Academic research on student performance was also studied to identify needed resources for schools to meet state standards. The gathered data identified the needed teacher, specialist, support staff and administrator staffing for core programs, including preschool and full-day kindergarten, for all students to meet state standards. Included in the study was the determination of the cost of professional development, instructional materials and supplies, student assessments, computers and other technology.
“Utilizing these two approaches allowed the study team to estimate both the cost of meeting the full state standards for all students at a base level along with the additional costs associated with differences in district and student characteristics.” (Costing out the Resources Needed to Meet Michigan’s Standards and Requirements)

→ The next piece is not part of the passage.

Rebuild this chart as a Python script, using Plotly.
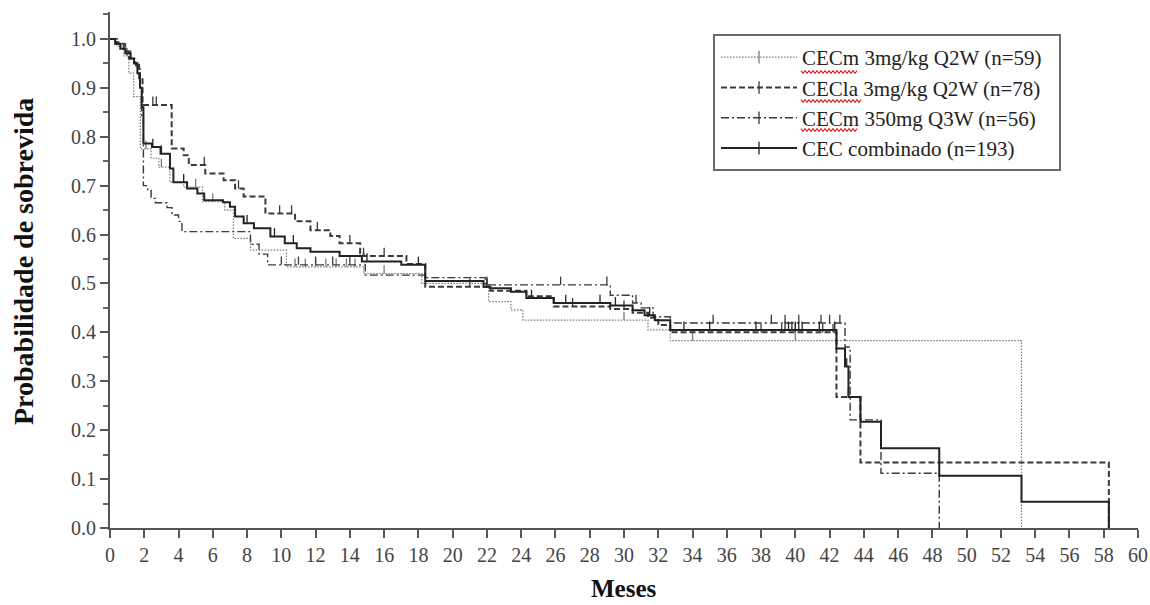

Public school finances come from the School Aid Fund, which was established by the adoption of Article IX, Section 11 of the Michigan Constitution of 1963. This article of the constitution stated the school aid fund shall be used exclusively for aid to school districts, higher education, and school employee retirement systems. The district also receives funding from the federal government, Title funds, which address providing instruction to the at-risk population, professional development for the staff, and supplying supplemental aides to the students as needed.
Recommendations from the Study:
The base per-pupil cost to educate a regular education K-12 student in Michigan is $9,590. This does not include transportation, food service or capital costs and only includes pension costs at 4.6% of wages. (Current funding is approximately $7,900 per student and the pension costs are 26.1%)
A percentage of the base cost should be provided for special education (mild – 0.70, moderate – 1.15, severe – state reimbursement), English Language Learners (TBD), and students living in poverty (0.35), and a 10% funding weight per Career and Technical Education Student.
Because Michigan’s school district sizes vary widely and small districts lack economics of scale, district size must be taken into account, with funding increases provided for all districts under 7,500 students.
Charter schools should have the same base per-pupil funding for a regular education student and the same adjustments to the base amount that traditional districts receive.
It costs $14,155 to educate a preschool student age 3 or 4.
Transportation costs should be funded at $731 per rider until further study can be carried out.